A retail merchandising unit owner has to determine whether the open-air center is amenable to specialty leasing. Owners must strike a balance between maximizing the earning potential of the carts and acquiescing to the demands of the centers' in-line retailers, whose contracts usually insist on no sightline obstructions.
This is a major concern for Matt Sebree, director of specialty leasing with Caruso Affiliated, a Los Angeles-based firm that currently operates 1.5 million square feet of open-air shopping centers inand has another 2 million square feet under development. At Caruso's properties, in-line retailers' needs come first.
“We try to position the carts out of the direct line of sight of in-line retailers, so they are not obstructing the views for the guests,” Sebree says. “We are also very concerned with our guest experience, so we have our carts in self-contained locations.”
Many developers require that retail merchandising units blend in with the background as much as possible, out of concern that bold displays will detract from the center's ambiance. This strategy can go too far, however, and result in units that don't generate enough cash, says Deborah S. Kravitz, principal of Sherman Oaks, Calif.-based consulting firm Provenzano Resources, Inc.
Inside malls, the carts bask in the ambient interior lighting and benefit from steady foot traffic as customers meander from store to store.

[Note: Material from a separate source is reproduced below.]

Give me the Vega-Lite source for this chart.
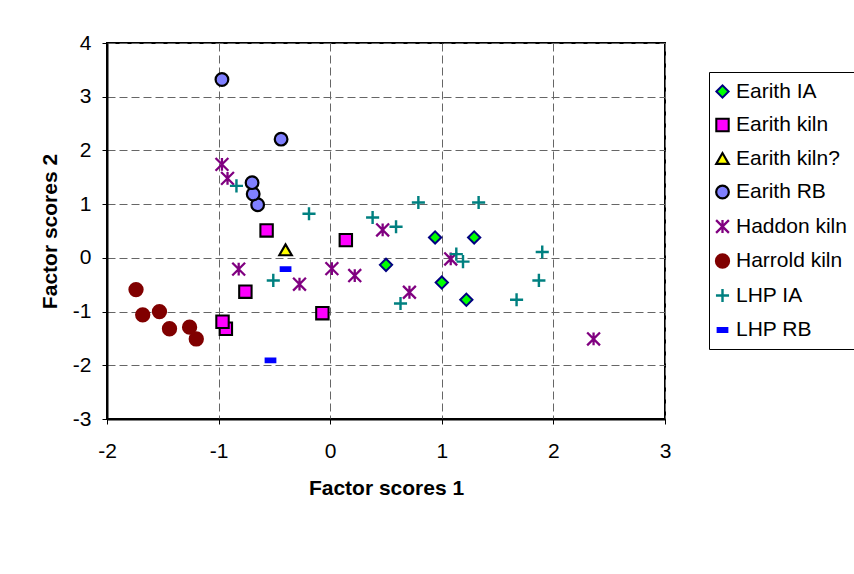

But making a cart inconspicuous in an outdoor setting, where it might be located on the fringe of the primary traffic flow and out of direct sunlight, is counter-productive.
As an example, Kravitz cites the Third Street Promenade in Santa Monica, Calif., a three-block shopping destination where Provenzano manages the specialty leasing program. When Provenzano first got the assignment, the firm decided to go with understated carts that were dark in color and blended in with the surrounding streetscape. At the time, Kravitz got many compliments on the designs. But since the units were undistinguishable from their background, shoppers passed them by.
“They almost looked like the trees,” Kravitz says. “We've gone back and now the displays are colorful and well-lit, so they pop. The units can still match the surroundings, but they should be visible.”
Placement of carts is also an economic consideration for developers as they need to know where to install power and phone lines to maximize their return on investment.
“It's a lot less expensive to put down the electrical and the conduit before all the slabs are poured,” says Rob J. McCoy, principal of Stak Design, Inc., a Carrollton, Texas-based kiosk design firm. “All of the merchants now have computers, printers and fax machines and they demand a lot of power.”
Developers ued to enclosed malls' straightforward racetrack layouts often approach specialty leasing as an afterthought, says Provenzano's Kravitz.
The units are situated on the first available corner, or on the side of a common area that may not see a lot of customers.
“The common area program should be thought of as an integral part of the design of the center,” he continues. “You need to choose the locations and where the power outlets are going to go and we also like to cluster our units a bit, so a merchant is not all by himself somewhere.”